この酸化還元反応を、炭素が入った物質(有機)で行うのが有機電解合成だ。通常は環境負荷の高い試薬や熱が必要な反応でも、電解では様子が変わる。「化学試薬で起こらない反応を実現したり、副反応を抑えたりすることが可能になる」と稲木教授は説明する。

電解合成は世界的に大流行となっている(稲木研究室)

電解合成は日本が先進だったが今、世界的に大流行しているという。以前は電極の扱いなどノウハウが必要で、有機合成の研究者が手がけるのにはハードルがあった。しかし最近は、電解合成の装置キットが販売されて容易になっている。反応エネルギーに、風力発電などによるクリーンな電気を充てられるのも時代に合う。

ところがそんな中で稲木教授らは近年、電気を使わない「バイポーラ電極」に注目する。薄い電解液(有機溶剤などに、イオンとなる電解質を溶かしたもの)をごく細いマイクロ流路に流すと、物理化学的な現象によって上流側と下流側の両端に電位差が発生する。これが「流動電位」だ。一つの物体で+と-の極が生じるバイポーラ電極というわけだ。

これまで数十ミリボルトの流動電位を使った分析化学の研究などがあった。対して稲木教授らは有機溶剤と電解質の種類、濃度などを工夫し、電解溶液で化学反応が起こる2―3ボルトの流動電位を実現した。

実際に芳香族化合物ピロールを原料として溶かし、流路に流したところ、上流側が陽極となって電解重合が進み、ポリピロールの高分子薄膜が析出した。次に電解質を別のものに変えると、なんと逆の極性が発生し、下流側にポリピロールの薄膜が現れるという、不思議な挙動が観察された。

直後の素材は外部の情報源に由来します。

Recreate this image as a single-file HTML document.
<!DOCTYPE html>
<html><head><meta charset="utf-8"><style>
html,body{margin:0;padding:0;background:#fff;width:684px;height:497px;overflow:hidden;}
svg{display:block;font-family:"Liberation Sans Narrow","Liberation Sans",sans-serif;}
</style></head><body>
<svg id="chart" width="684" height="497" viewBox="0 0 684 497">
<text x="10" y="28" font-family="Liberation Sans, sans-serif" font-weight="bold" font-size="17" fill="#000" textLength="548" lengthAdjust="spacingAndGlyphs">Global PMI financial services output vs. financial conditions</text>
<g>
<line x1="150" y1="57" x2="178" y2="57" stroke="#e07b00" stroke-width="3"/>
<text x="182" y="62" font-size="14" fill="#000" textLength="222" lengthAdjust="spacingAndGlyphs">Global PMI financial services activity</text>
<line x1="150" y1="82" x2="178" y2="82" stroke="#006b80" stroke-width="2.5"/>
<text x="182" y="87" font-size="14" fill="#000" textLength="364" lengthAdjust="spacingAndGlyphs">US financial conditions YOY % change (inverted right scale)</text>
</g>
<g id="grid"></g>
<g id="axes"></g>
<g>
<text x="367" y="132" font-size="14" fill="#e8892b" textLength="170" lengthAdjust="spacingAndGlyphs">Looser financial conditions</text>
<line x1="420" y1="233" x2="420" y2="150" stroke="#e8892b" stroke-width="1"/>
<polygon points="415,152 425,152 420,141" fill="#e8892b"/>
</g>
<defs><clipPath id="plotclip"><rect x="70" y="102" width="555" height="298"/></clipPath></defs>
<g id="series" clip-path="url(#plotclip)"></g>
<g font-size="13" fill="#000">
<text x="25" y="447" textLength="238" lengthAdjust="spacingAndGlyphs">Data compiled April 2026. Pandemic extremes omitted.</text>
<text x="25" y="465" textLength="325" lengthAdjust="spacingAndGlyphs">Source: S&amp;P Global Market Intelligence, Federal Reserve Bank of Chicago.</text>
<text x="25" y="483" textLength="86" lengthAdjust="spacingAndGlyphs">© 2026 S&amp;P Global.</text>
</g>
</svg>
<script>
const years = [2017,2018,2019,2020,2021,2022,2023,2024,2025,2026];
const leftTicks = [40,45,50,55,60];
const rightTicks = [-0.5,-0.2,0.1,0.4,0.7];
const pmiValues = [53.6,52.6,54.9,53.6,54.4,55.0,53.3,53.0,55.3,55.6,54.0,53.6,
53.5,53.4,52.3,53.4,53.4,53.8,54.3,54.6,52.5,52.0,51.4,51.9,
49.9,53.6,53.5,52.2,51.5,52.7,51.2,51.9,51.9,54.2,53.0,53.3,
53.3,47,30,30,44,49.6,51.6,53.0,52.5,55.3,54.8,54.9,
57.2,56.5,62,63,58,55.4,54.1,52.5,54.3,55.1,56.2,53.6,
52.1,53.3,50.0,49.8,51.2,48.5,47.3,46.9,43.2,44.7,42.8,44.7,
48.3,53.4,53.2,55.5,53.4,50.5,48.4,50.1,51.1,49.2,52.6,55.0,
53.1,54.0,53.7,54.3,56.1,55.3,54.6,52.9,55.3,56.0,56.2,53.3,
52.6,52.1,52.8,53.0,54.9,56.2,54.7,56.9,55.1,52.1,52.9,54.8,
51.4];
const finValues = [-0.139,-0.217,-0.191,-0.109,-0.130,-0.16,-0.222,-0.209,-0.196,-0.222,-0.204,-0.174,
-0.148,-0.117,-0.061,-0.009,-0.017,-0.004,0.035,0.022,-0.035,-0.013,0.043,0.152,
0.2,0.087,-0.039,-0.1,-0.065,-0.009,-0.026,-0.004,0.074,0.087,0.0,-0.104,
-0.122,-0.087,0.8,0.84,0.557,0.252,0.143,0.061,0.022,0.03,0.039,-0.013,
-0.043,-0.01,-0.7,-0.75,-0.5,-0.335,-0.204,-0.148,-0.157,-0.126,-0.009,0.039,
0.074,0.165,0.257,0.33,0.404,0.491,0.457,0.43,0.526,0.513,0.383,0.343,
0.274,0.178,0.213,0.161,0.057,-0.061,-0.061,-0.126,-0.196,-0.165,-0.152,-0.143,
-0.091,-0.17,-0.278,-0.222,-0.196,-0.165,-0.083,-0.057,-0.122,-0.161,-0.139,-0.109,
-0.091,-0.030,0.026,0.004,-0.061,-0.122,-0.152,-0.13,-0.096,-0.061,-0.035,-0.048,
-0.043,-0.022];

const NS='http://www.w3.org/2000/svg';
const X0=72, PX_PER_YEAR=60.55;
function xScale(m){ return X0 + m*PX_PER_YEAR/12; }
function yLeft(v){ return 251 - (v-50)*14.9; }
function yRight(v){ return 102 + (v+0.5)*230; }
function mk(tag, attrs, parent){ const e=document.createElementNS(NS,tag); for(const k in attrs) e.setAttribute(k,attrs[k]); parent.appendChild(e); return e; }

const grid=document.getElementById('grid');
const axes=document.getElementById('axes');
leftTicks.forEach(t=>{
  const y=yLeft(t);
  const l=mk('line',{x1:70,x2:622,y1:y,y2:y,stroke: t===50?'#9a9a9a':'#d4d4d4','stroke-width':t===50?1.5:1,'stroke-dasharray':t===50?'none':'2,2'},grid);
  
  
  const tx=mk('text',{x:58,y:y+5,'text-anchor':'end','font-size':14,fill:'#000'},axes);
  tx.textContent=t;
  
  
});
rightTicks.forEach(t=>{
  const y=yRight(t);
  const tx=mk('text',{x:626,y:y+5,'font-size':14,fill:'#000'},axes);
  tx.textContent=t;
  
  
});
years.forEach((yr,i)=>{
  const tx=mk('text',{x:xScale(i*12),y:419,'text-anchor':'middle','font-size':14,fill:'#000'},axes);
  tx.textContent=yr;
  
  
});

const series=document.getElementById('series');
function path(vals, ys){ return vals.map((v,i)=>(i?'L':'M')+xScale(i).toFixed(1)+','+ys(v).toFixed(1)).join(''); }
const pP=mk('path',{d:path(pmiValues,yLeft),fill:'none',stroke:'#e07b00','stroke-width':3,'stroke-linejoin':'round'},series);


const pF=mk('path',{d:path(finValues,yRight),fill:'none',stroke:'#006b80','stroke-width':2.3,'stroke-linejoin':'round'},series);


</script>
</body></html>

平たく言うと、原料入りの電解溶液をマイクロ流路に流すと、電気エネルギーなしに電解合成反応が進むのだ。現状では液を送る高圧が必要だが、給電不要というのは大きい。「“流れ”を利用して有用な反応をしかける」(稲木教授)これまでにない手法として期待される。有害物質が流れてきたら発光するセンシング機能や、海底熱水鉱床での電解精錬といった夢が、描けそうだ。

日刊工業新聞 2024年07月15日
山本佳世子
山本佳世子 Yamamoto Kayoko 編集局科学技術部 論説委員兼編集委員
バイポーラ電極というと、電池の電極として、一つの集電箔の表と裏に正極材と負極材を塗ったものを指すのが、一般的でしょうか。今回は流路の上流と下流で生じる電位差に注目したもので、話を聞いて最初は「そんなのあり?」と思いました。ですが物理化学現象として知られていて、小さな流動電位では分析の分野で使われているそうです。理学的な基礎科学の知見を、実社会で使えるように工学で少しずつ発展させていく―。「数多くの基礎研究の裾野の上に、私たちの社会の豊かさがある」ということを、改めて感じました。